→ Objective:
Copy the data below exactly, omitting any picture it contains.

─── Information supplied

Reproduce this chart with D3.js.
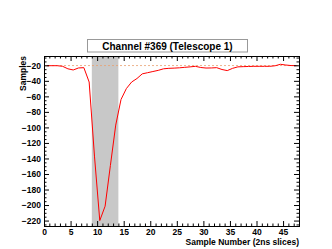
<!DOCTYPE html>
<html>
<head>
<meta charset="utf-8">
<script src="https://cdn.jsdelivr.net/npm/d3@7"></script>
<style>
  body { margin: 0; background: #fff; }
  svg { display: block; font-family: "Liberation Sans", Arial, sans-serif; font-weight: bold; }
  .axis path, .axis line { stroke: #000; }
  .axis text { font-size: 8.5px; font-weight: bold; fill: #000; }
</style>
</head>
<body>
<svg id="chart" width="332" height="249"></svg>
<script>
// Data
const titleText = 'Channel #369 (Telescope 1)';
const xLabel = 'Sample Number (2ns slices)';
const yLabel = 'Samples';

const sampleIndex = d3.range(48);
const sampleValues = [
  -20.5, -20.5, -20.5, -21.3, -24.5, -26, -23.4, -23, -41.5, -137,
  -220, -201.5, -149, -97, -64, -50, -41.5, -37, -31, -29.5,
  -28, -26.5, -24.5, -23.9, -23.6, -23.2, -22.6, -22, -21.3, -22.8,
  -23.5, -23.4, -23, -25.4, -26.8, -23.9, -22, -21.7, -21.5, -21.3,
  -21.3, -21.3, -21.3, -20.6, -18.7, -19.6, -20.3, -20.4
];
const pedestal = -20.3;
const windowRange = [9, 14];

const xDomain = [0, 48];
const yDomain = [-227, -8];
const xMajorTicks = [0, 5, 10, 15, 20, 25, 30, 35, 40, 45];
const yMajorTicks = [-220, -200, -180, -160, -140, -120, -100, -80, -60, -40, -20];

const margin = { left: 44, right: 33, top: 56, bottom: 23 };
const width = 332 - margin.left - margin.right;
const height = 249 - margin.top - margin.bottom;

const svg = d3.select('#chart');
const g = svg.append('g')
  .attr('transform', `translate(${margin.left},${margin.top})`);

const xScale = d3.scaleLinear().domain(xDomain).range([0, width]);
const yScale = d3.scaleLinear().domain(yDomain).range([height, 0]);

// Integration window
g.append('rect')
  .attr('x', xScale(windowRange[0]))
  .attr('width', xScale(windowRange[1]) - xScale(windowRange[0]))
  .attr('y', 0)
  .attr('height', height)
  .attr('fill', '#c8c8c8');

// Pedestal line
g.append('line')
  .attr('x1', 0)
  .attr('x2', width)
  .attr('y1', yScale(pedestal))
  .attr('y2', yScale(pedestal))
  .attr('stroke', '#e8a070')
  .attr('stroke-width', 0.8)
  .attr('stroke-dasharray', '2,2');

// Trace
const line = d3.line()
  .x((d, i) => xScale(sampleIndex[i] + 0.5))
  .y(d => yScale(d));

g.append('path')
  .datum(sampleValues)
  .attr('fill', 'none')
  .attr('stroke', '#ff0000')
  .attr('stroke-width', 1)
  .attr('d', line);

// Axes (ticks inward, mirrored on top and right)
const xMinor = d3.range(0, 49, 1).filter(v => v % 5 !== 0);
const yMinor = d3.range(-225, -8, 5).filter(v => v % 20 !== 0);

function addAxis(axis, transform) {
  g.append('g').attr('class', 'axis').attr('transform', transform).call(axis)
    .call(a => a.select('.domain').attr('stroke-width', 1));
}

addAxis(d3.axisBottom(xScale).tickValues(xMajorTicks).tickSize(-5).tickPadding(3).tickFormat(d3.format('d')),
  `translate(0,${height})`);
addAxis(d3.axisBottom(xScale).tickValues(xMinor).tickSize(-2.5).tickFormat(''),
  `translate(0,${height})`);
addAxis(d3.axisTop(xScale).tickValues(xMajorTicks).tickSize(-5).tickFormat(''), 'translate(0,0)');
addAxis(d3.axisTop(xScale).tickValues(xMinor).tickSize(-2.5).tickFormat(''), 'translate(0,0)');

addAxis(d3.axisLeft(yScale).tickValues(yMajorTicks).tickSize(-5).tickPadding(3).tickFormat(d3.format('d')),
  'translate(0,0)');
addAxis(d3.axisLeft(yScale).tickValues(yMinor).tickSize(-2.5).tickFormat(''), 'translate(0,0)');
addAxis(d3.axisRight(yScale).tickValues(yMajorTicks).tickSize(-5).tickFormat(''), `translate(${width},0)`);
addAxis(d3.axisRight(yScale).tickValues(yMinor).tickSize(-2.5).tickFormat(''), `translate(${width},0)`);

g.selectAll('.axis .domain').attr('stroke', '#000');

// Axis titles
svg.append('text')
  .attr('x', margin.left + width)
  .attr('y', 245)
  .attr('text-anchor', 'end')
  .attr('font-size', 8.5)
  .text(xLabel);

svg.append('text')
  .attr('transform', `translate(26,${margin.top}) rotate(-90)`)
  .attr('text-anchor', 'end')
  .attr('font-size', 8.5)
  .text(yLabel);

// Title box
const titleBox = svg.append('g');
titleBox.append('rect')
  .attr('x', 87.5)
  .attr('y', 39.5)
  .attr('width', 160)
  .attr('height', 12.5)
  .attr('fill', '#fff')
  .attr('stroke', '#999')
  .attr('stroke-width', 1);

titleBox.append('text')
  .attr('x', 167.5)
  .attr('y', 50)
  .attr('text-anchor', 'middle')
  .attr('font-size', 10)
  .text(titleText);
</script>
</body>
</html>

──────

→ Written response:
Reproduce this chart with D3.js.
<!DOCTYPE html>
<html>
<head>
<meta charset="utf-8">
<script src="https://cdn.jsdelivr.net/npm/d3@7"></script>
<style>
  body { margin: 0; background: #fff; }
  svg { display: block; font-family: "Liberation Sans", Arial, sans-serif; font-weight: bold; }
  .axis path, .axis line { stroke: #000; }
  .axis text { font-size: 8.5px; font-weight: bold; fill: #000; }
</style>
</head>
<body>
<svg id="chart" width="332" height="249"></svg>
<script>
// Data
const titleText = 'Channel #369 (Telescope 1)';
const xLabel = 'Sample Number (2ns slices)';
const yLabel = 'Samples';

const sampleIndex = d3.range(48);
const sampleValues = [
  -20.5, -20.5, -20.5, -21.3, -24.5, -26, -23.4, -23, -41.5, -137,
  -220, -201.5, -149, -97, -64, -50, -41.5, -37, -31, -29.5,
  -28, -26.5, -24.5, -23.9, -23.6, -23.2, -22.6, -22, -21.3, -22.8,
  -23.5, -23.4, -23, -25.4, -26.8, -23.9, -22, -21.7, -21.5, -21.3,
  -21.3, -21.3, -21.3, -20.6, -18.7, -19.6, -20.3, -20.4
];
const pedestal = -20.3;
const windowRange = [9, 14];

const xDomain = [0, 48];
const yDomain = [-227, -8];
const xMajorTicks = [0, 5, 10, 15, 20, 25, 30, 35, 40, 45];
const yMajorTicks = [-220, -200, -180, -160, -140, -120, -100, -80, -60, -40, -20];

const margin = { left: 44, right: 33, top: 56, bottom: 23 };
const width = 332 - margin.left - margin.right;
const height = 249 - margin.top - margin.bottom;

const svg = d3.select('#chart');
const g = svg.append('g')
  .attr('transform', `translate(${margin.left},${margin.top})`);

const xScale = d3.scaleLinear().domain(xDomain).range([0, width]);
const yScale = d3.scaleLinear().domain(yDomain).range([height, 0]);

// Integration window
g.append('rect')
  .attr('x', xScale(windowRange[0]))
  .attr('width', xScale(windowRange[1]) - xScale(windowRange[0]))
  .attr('y', 0)
  .attr('height', height)
  .attr('fill', '#c8c8c8');

// Pedestal line
g.append('line')
  .attr('x1', 0)
  .attr('x2', width)
  .attr('y1', yScale(pedestal))
  .attr('y2', yScale(pedestal))
  .attr('stroke', '#e8a070')
  .attr('stroke-width', 0.8)
  .attr('stroke-dasharray', '2,2');

// Trace
const line = d3.line()
  .x((d, i) => xScale(sampleIndex[i] + 0.5))
  .y(d => yScale(d));

g.append('path')
  .datum(sampleValues)
  .attr('fill', 'none')
  .attr('stroke', '#ff0000')
  .attr('stroke-width', 1)
  .attr('d', line);

// Axes (ticks inward, mirrored on top and right)
const xMinor = d3.range(0, 49, 1).filter(v => v % 5 !== 0);
const yMinor = d3.range(-225, -8, 5).filter(v => v % 20 !== 0);

function addAxis(axis, transform) {
  g.append('g').attr('class', 'axis').attr('transform', transform).call(axis)
    .call(a => a.select('.domain').attr('stroke-width', 1));
}

addAxis(d3.axisBottom(xScale).tickValues(xMajorTicks).tickSize(-5).tickPadding(3).tickFormat(d3.format('d')),
  `translate(0,${height})`);
addAxis(d3.axisBottom(xScale).tickValues(xMinor).tickSize(-2.5).tickFormat(''),
  `translate(0,${height})`);
addAxis(d3.axisTop(xScale).tickValues(xMajorTicks).tickSize(-5).tickFormat(''), 'translate(0,0)');
addAxis(d3.axisTop(xScale).tickValues(xMinor).tickSize(-2.5).tickFormat(''), 'translate(0,0)');

addAxis(d3.axisLeft(yScale).tickValues(yMajorTicks).tickSize(-5).tickPadding(3).tickFormat(d3.format('d')),
  'translate(0,0)');
addAxis(d3.axisLeft(yScale).tickValues(yMinor).tickSize(-2.5).tickFormat(''), 'translate(0,0)');
addAxis(d3.axisRight(yScale).tickValues(yMajorTicks).tickSize(-5).tickFormat(''), `translate(${width},0)`);
addAxis(d3.axisRight(yScale).tickValues(yMinor).tickSize(-2.5).tickFormat(''), `translate(${width},0)`);

g.selectAll('.axis .domain').attr('stroke', '#000');

// Axis titles
svg.append('text')
  .attr('x', margin.left + width)
  .attr('y', 245)
  .attr('text-anchor', 'end')
  .attr('font-size', 8.5)
  .text(xLabel);

svg.append('text')
  .attr('transform', `translate(26,${margin.top}) rotate(-90)`)
  .attr('text-anchor', 'end')
  .attr('font-size', 8.5)
  .text(yLabel);

// Title box
const titleBox = svg.append('g');
titleBox.append('rect')
  .attr('x', 87.5)
  .attr('y', 39.5)
  .attr('width', 160)
  .attr('height', 12.5)
  .attr('fill', '#fff')
  .attr('stroke', '#999')
  .attr('stroke-width', 1);

titleBox.append('text')
  .attr('x', 167.5)
  .attr('y', 50)
  .attr('text-anchor', 'middle')
  .attr('font-size', 10)
  .text(titleText);
</script>
</body>
</html>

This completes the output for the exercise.